Four rings make up the emblem of the carmaker from Ingolstadt. In the Audi e-tron Sportback concept, they are illuminated as a shining symbol of digitalization.


Wing mirror with a difference: You won’t find any conventional wing mirrors on the driver or passenger door of the Audi e-tron Sportback concept. They have been replaced by a camera showing what the traffic behind looks like on a display in the vehicle interior.

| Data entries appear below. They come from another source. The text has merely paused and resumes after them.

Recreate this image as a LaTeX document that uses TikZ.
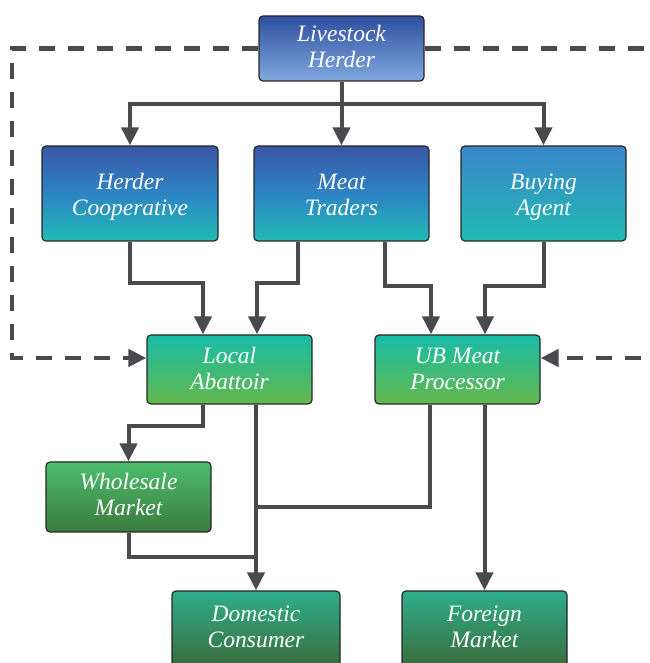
\documentclass[tikz,border=0pt]{standalone}
\usepackage{fontspec}
\setmainfont{Liberation Serif}
\usetikzlibrary{arrows.meta}

% box fills
\definecolor{herdTop}{HTML}{2F4FA0}
\definecolor{herdBot}{HTML}{80A8DE}
\definecolor{midTop}{HTML}{3A56A6}
\definecolor{midMid}{HTML}{2D84C4}
\definecolor{midBot}{HTML}{22BAB4}
\definecolor{agentTop}{HTML}{3A86CA}
\definecolor{procTop}{HTML}{18BCA6}
\definecolor{procBot}{HTML}{64B84C}
\definecolor{wsTop}{HTML}{4CBE6C}
\definecolor{wsBot}{HTML}{3A7A3E}
\definecolor{endTop}{HTML}{2EAE8C}
\definecolor{endBot}{HTML}{3C6432}
\definecolor{wire}{HTML}{4A4A4E}

% two centred lines of label text; the first baseline sits #1 above the box centre
\newcommand{\boxtext}[3]{\raisebox{#1}[0pt][0pt]{\begin{tabular}[t]{@{}c@{}}#2\\#3\end{tabular}}}

\tikzset{
  box/.style={draw=black!85, line width=1.2pt, rounded corners=4pt,
    shading=axis, align=center, text=white,
    font=\fontsize{23.5}{26}\selectfont\itshape, inner sep=0pt},
  conn/.style={draw=wire, line width=4pt},
  flow/.style={conn, -{Triangle[width=17pt,length=18pt]}},
  loopback/.style={draw=wire, line width=4.5pt, dash pattern=on 16pt off 13pt,
    -{Triangle[width=17pt,length=18pt]}},
}

\begin{document}
\begin{tikzpicture}[x=1pt,y=1pt]
\useasboundingbox (0,0) rectangle (649,663);
\clip (0,0) rectangle (649,663);

% nodes
\node[box, minimum width=165pt, minimum height=65pt, top color=herdTop, bottom color=herdBot]
  (LH) at (341.5,614.5) {\boxtext{6.8pt}{Livestock}{Herder}};

\node[box, minimum width=176pt, minimum height=95pt, top color=midTop, bottom color=midBot, middle color=midMid]
  (HC) at (130,469.5) {\boxtext{3.5pt}{Herder}{Cooperative}};
\node[box, minimum width=175pt, minimum height=95pt, top color=midTop, bottom color=midBot, middle color=midMid]
  (MT) at (341.5,469.5) {\boxtext{3.5pt}{Meat}{Traders}};
\node[box, minimum width=165pt, minimum height=95pt, top color=agentTop, bottom color=midBot]
  (BA) at (543.5,469.5) {\boxtext{3.5pt}{Buying}{Agent}};

\node[box, minimum width=165pt, minimum height=69pt, top color=procTop, bottom color=procBot]
  (LA) at (229.5,293.5) {\boxtext{5.5pt}{Local}{Abattoir}};
\node[box, minimum width=165pt, minimum height=69pt, top color=procTop, bottom color=procBot]
  (UB) at (457.5,293.5) {\boxtext{5.5pt}{UB Meat}{Processor}};

\node[box, minimum width=165pt, minimum height=70pt, top color=wsTop, bottom color=wsBot]
  (WM) at (128.5,166) {\boxtext{7pt}{Wholesale}{Market}};

\node[box, minimum width=168pt, minimum height=86pt, top color=endTop, bottom color=endBot]
  (DC) at (256,29) {\boxtext{12pt}{Domestic}{Consumer}};
\node[box, minimum width=165pt, minimum height=86pt, top color=endTop, bottom color=endBot]
  (FM) at (484.5,29) {\boxtext{12pt}{Foreign}{Market}};

% herder to the three buyers
\coordinate (bus) at (341.5,559);
\draw[conn] (LH.south) -- (bus);
\draw[flow] (bus) -| (HC.north);
\draw[flow] (bus) -- (MT.north);
\draw[flow] (bus) -| (BA.north);

% buyers to abattoir and processor
\draw[flow] (HC.south) -- ++(0,-41) -| ([xshift=-26.5pt]LA.north);
\draw[flow] ([xshift=-43.5pt]MT.south) -- ++(0,-41) -| ([xshift=27.5pt]LA.north);
\draw[flow] ([xshift=43.5pt]MT.south) -- ++(0,-44) -| ([xshift=-26.5pt]UB.north);
\draw[flow] (BA.south) -- ++(0,-44) -| ([xshift=27.5pt]UB.north);

% direct sales from the herder
\draw[loopback] (LH.west) -| (12,305) -- ([yshift=11.5pt]LA.west);
\draw[loopback] (LH.east) -| (668,305) -- ([yshift=11.5pt]UB.east);

% abattoir and processor outlets
\draw[flow] ([xshift=-26.5pt]LA.south) -- ++(0,-21) -| (WM.north);
\draw[flow] (DC.north |- LA.south) -- (DC.north);
\draw[conn] ([xshift=-27.5pt]UB.south) |- (DC.north |- 0,156);
\draw[conn] (WM.south) |- (DC.north |- 0,106);
\draw[flow] (FM.north |- UB.south) -- (FM.north);
\end{tikzpicture}
\end{document}
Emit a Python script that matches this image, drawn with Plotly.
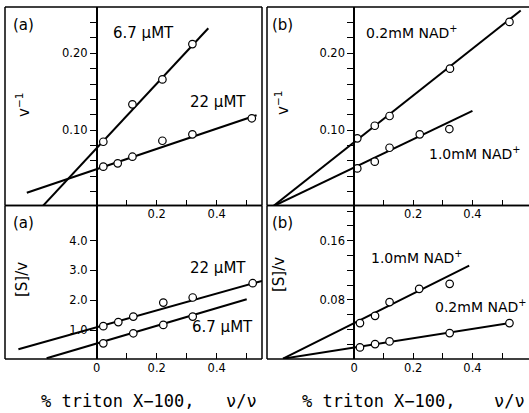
import plotly.graph_objects as go

# ---------------- data ----------------
# Panel (a) top: 1/v vs % triton
a_top_67_x = [0.022, 0.119, 0.219, 0.319]
a_top_67_y = [0.0847, 0.1335, 0.166, 0.212]
a_top_22_x = [0.022, 0.070, 0.119, 0.219, 0.319, 0.517]
a_top_22_y = [0.0522, 0.0566, 0.0652, 0.086, 0.0944, 0.1153]
# Panel (b) top
b_top_02_x = [0.011, 0.070, 0.120, 0.324, 0.525]
b_top_02_y = [0.0892, 0.1056, 0.1183, 0.180, 0.241]
b_top_10_x = [0.011, 0.070, 0.120, 0.222, 0.322]
b_top_10_y = [0.050, 0.0587, 0.0769, 0.0944, 0.1013]
# Panel (a) bottom: [S]/v
a_bot_22_x = [0.022, 0.072, 0.122, 0.222, 0.320, 0.520]
a_bot_22_y = [1.13, 1.265, 1.45, 1.92, 2.09, 2.57]
a_bot_67_x = [0.022, 0.122, 0.222, 0.320]
a_bot_67_y = [0.553, 0.89, 1.17, 1.45]
# Panel (b) bottom
b_bot_10_x = [0.020, 0.071, 0.120, 0.220, 0.323]
b_bot_10_y = [0.0486, 0.0584, 0.0769, 0.0948, 0.1016]
b_bot_02_x = [0.020, 0.071, 0.120, 0.323, 0.525]
b_bot_02_y = [0.0157, 0.0202, 0.0238, 0.035, 0.0486]

# fitted lines: (slope, intercept, x_start, x_end)
fit_a_top_67 = (0.42, 0.0764, -0.182, 0.372)
fit_a_top_22 = (0.132, 0.049, -0.233, 0.533)
fit_b_top_02 = (0.305, 0.084, -0.276, 0.563)
fit_b_top_10 = (0.1846, 0.051, -0.276, 0.400)
fit_a_bot_22 = (2.83, 1.09, -0.261, 0.551)
fit_a_bot_67 = (2.97, 0.546, -0.167, 0.500)
fit_b_bot_10 = (0.20, 0.0485, -0.240, 0.389)
fit_b_bot_02 = (0.063, 0.0155, -0.240, 0.535)

x_major_top = [0.2, 0.4]
x_label_top = ["0.2", "0.4"]
x_major_bot = [0, 0.2, 0.4]
x_label_bot = ["0", "0.2", "0.4"]
x_minor = [0.1, 0.3, 0.5]
y_major_top = [0.10, 0.20]
y_label_top = ["0.10", "0.20"]
y_minor_top = [0.02, 0.04, 0.06, 0.08, 0.12, 0.14, 0.16, 0.18, 0.22, 0.24]
y_major_a_bot = [1, 2, 3, 4]
y_label_a_bot = ["1.0", "2.0", "3.0", "4.0"]
y_minor_a_bot = []
y_major_b_bot = [0.08, 0.16]
y_label_b_bot = ["0.08", "0.16"]
y_minor_b_bot = [0.02, 0.04, 0.06, 0.10, 0.12, 0.14, 0.18, 0.20]

# ---------------- layout geometry ----------------
W, H = 529, 413
def px(x):
    return x / W
def py(y):
    return 1 - y / H

dom_x_left = [px(5), px(262)]
dom_x_right = [px(267), 1.0]
dom_y_top = [py(205.5), py(7)]
dom_y_bot = [py(359), py(205.5)]

xr_left = [-0.3057, 0.551]
xr_right = [-0.294, 0.591]
yr_top = [0.0016, 0.2604]
yr_a_bot = [0.027, 5.178]
yr_b_bot = [0.0, 0.2075]

FONT = "DejaVu Sans"
tickfont = dict(family=FONT, size=11.5, color="black")

fig = go.Figure()

panels = [
    ("x", "y", dom_x_left, dom_y_top, xr_left, yr_top, x_major_top, x_label_top,
     y_major_top, y_label_top, y_minor_top,
     [(a_top_67_x, a_top_67_y), (a_top_22_x, a_top_22_y)], [fit_a_top_67, fit_a_top_22]),
    ("x2", "y2", dom_x_right, dom_y_top, xr_right, yr_top, x_major_top, x_label_top,
     y_major_top, y_label_top, y_minor_top,
     [(b_top_02_x, b_top_02_y), (b_top_10_x, b_top_10_y)], [fit_b_top_02, fit_b_top_10]),
    ("x3", "y3", dom_x_left, dom_y_bot, xr_left, yr_a_bot, x_major_bot, x_label_bot,
     y_major_a_bot, y_label_a_bot, y_minor_a_bot,
     [(a_bot_22_x, a_bot_22_y), (a_bot_67_x, a_bot_67_y)], [fit_a_bot_22, fit_a_bot_67]),
    ("x4", "y4", dom_x_right, dom_y_bot, xr_right, yr_b_bot, x_major_bot, x_label_bot,
     y_major_b_bot, y_label_b_bot, y_minor_b_bot,
     [(b_bot_10_x, b_bot_10_y), (b_bot_02_x, b_bot_02_y)], [fit_b_bot_10, fit_b_bot_02]),
]

layout = dict(
    width=W, height=H, margin=dict(l=0, r=0, t=0, b=0),
    paper_bgcolor="white", plot_bgcolor="white", showlegend=False,
)
shapes = []
for i, (xa, ya, xd, yd, xr, yr, xt, xtt, yt, ytt, ymn, series, fits) in enumerate(panels):
    for (slope, icpt, x0, x1) in fits:
        fig.add_trace(go.Scatter(
            x=[x0, x1], y=[icpt + slope * x0, icpt + slope * x1],
            mode="lines", line=dict(color="black", width=2),
            xaxis=xa, yaxis=ya, hoverinfo="skip"))
    for sx, sy in series:
        fig.add_trace(go.Scatter(
            x=sx, y=sy, mode="markers",
            marker=dict(symbol="circle", size=7.5, color="white",
                        line=dict(color="black", width=1.2)),
            xaxis=xa, yaxis=ya, cliponaxis=False))
    suffix = "" if i == 0 else str(i + 1)
    ypos = xd[0] + (0 - xr[0]) / (xr[1] - xr[0]) * (xd[1] - xd[0])
    layout["xaxis" + suffix] = dict(
        domain=xd, range=xr, anchor=ya, showgrid=False, zeroline=False,
        showline=False, ticks="inside", ticklen=6, tickwidth=1.2, tickcolor="black",
        tickmode="array", tickvals=xt, ticktext=xtt, tickfont=tickfont, fixedrange=True,
        minor=dict(tickmode="array", tickvals=x_minor, ticks="inside", ticklen=6,
                   tickwidth=1.2, tickcolor="black", showgrid=False))
    ydict = dict(
        domain=yd, range=yr, anchor="free", position=ypos, showgrid=False,
        zeroline=False, showline=True, linecolor="black", linewidth=1.5,
        ticks="outside", ticklen=6, tickwidth=1.2, tickcolor="black",
        tickmode="array", tickvals=yt, ticktext=ytt, tickfont=tickfont, fixedrange=True)
    if ymn:
        ydict["minor"] = dict(tickmode="array", tickvals=ymn, ticks="outside", ticklen=6,
                              tickwidth=1.2, tickcolor="black", showgrid=False)
    layout["yaxis" + suffix] = ydict
    xref = ("x" if i == 0 else "x" + str(i + 1)) + " domain"
    yref = ("y" if i == 0 else "y" + str(i + 1)) + " domain"
    lw = dict(color="black", width=1.5)
    shapes.append(dict(type="line", xref=xref, yref=yref, x0=0, x1=0, y0=0, y1=1, line=lw))
    shapes.append(dict(type="line", xref=xref, yref=yref, x0=0, x1=1, y0=0, y1=0, line=lw))
    shapes.append(dict(type="line", xref=xref, yref=yref, x0=0, x1=1, y0=1, y1=1, line=lw))
    if xd[1] < 0.99:
        shapes.append(dict(type="line", xref=xref, yref=yref, x0=1, x1=1, y0=0, y1=1, line=lw))

layout["shapes"] = shapes

def ann(text, x, y, size=15, angle=0, family=FONT, anchor="center"):
    return dict(text=text, x=px(x), y=py(y), xref="paper", yref="paper",
                showarrow=False, textangle=angle, xanchor=anchor, yanchor="middle",
                font=dict(family=family, size=size, color="black"))

annotations = [
    ann("(a)", 23, 25), ann("6.7 μMT", 143, 33), ann("22 μMT", 218, 102),
    ann("(b)", 282, 25),
    ann("0.2mM NAD<sup>+</sup>", 364, 32, size=14, anchor="left"),
    ann("1.0mM NAD<sup>+</sup>", 427, 153, size=14, anchor="left"),
    ann("(a)", 23, 223), ann("22 μMT", 218, 268), ann("6.7 μMT", 223, 327),
    ann("(b)", 282, 223),
    ann("1.0mM NAD<sup>+</sup>", 369, 257, size=14, anchor="left"),
    ann("0.2mM NAD<sup>+</sup>", 528, 306, size=14, anchor="right"),
    ann("v<sup>−1</sup>", 23, 105, angle=-90), ann("v<sup>−1</sup>", 282, 103, angle=-90),
    ann("[S]/v", 22, 280, angle=-90), ann("[S]/v", 279, 275, angle=-90),
    ann("% triton X−100,", 118, 401, size=17, family="DejaVu Sans Mono"),
    ann("ν/ν", 241, 401, size=17, family="DejaVu Sans Mono"),
    ann("% triton X−100,", 379, 401, size=17, family="DejaVu Sans Mono"),
    ann("ν/ν", 509, 401, size=17, family="DejaVu Sans Mono"),
]
layout["annotations"] = annotations

fig.update_layout(**layout)
fig.write_html("out.html", config={"displayModeBar": False},
               post_script="document.body.style.margin='0';document.body.style.padding='0';")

Displays inside the doors present a needle-sharp image of what the camera captures on the outside. Modern-day minimalism is reflected in every aspect of the interior. What shapes the Audi e-tron Sportback concept’s cabin is an interplay of functional clarity and reductive controls. Expansive touch-sensitive screens below the central display, on the center console and in the door trims supply information and interact with the on-board systems. Horizontal surfaces on the dashboard and the seemingly floating center console convey a sense of open perspectives. Alongside its range of up to 500 kilometers, the Audi e-tron Sportback concept also promises some sporty fun behind the wheel thanks to zero to 100 kilometer-per-hour acceleration in 4.5 seconds with a power output of up to 320 kW. During boosting, i.e. when the driver has activated the S driving mode and kicks down the accelerator pedal to spark all three electric motors into action, the power can even temporarily surge up to 370 kW. The torque delivered by the electric motor packs a punch and is converted with utmost efficiency for an exhilarating driving experience on the road. What’s more, quattro drive makes the Audi e-tron Sportback concept even more efficient thanks to energy recuperation.



A new era of light

In the field of lighting technology, the Audi e-tron Sportback concept is a true visionary across all models. Light should always ensure greater safety. Yet in today’s world of mobility, it has a great many more tasks than perfectly illuminating the road ahead. It is becoming a means of communication between cars and the world around them. And between cars and their drivers. The Audi e-tron Sportback concept is fitted with a wealth of complex functions geared to meeting that very goal. Visibility and interaction with the surroundings are being taken to innovative new heights with the help of light. For instance, its high-resolution Digital Matrix Light (1.3 million pixels) allows signals, animations and warnings within close proximity of the vehicle to be projected onto the road surface. These illuminated signs are generated by two large light fields, each comprising around 250 LEDs, situated to the left and right below the Singleframe’s daytime running lights. LEDs are also used in the generously proportioned rear light clusters. The light strip set off by aluminum edging accentuates the broad look and feel, adding a touch of dynamism. Lighting elements in the outer areas that almost appear to float complement the tail lights with the addition of the typical e-tron signature. Indicators signaling from the inside outward are also a feature both front and rear. The Digital Matrix Light can amplify the signal effect—for example, in the event of an emergency braking maneuver. So the Audi e-tron Sportback concept is not just a visionary when it comes to lighting, but also lights the way with electrifyingly innovative technology.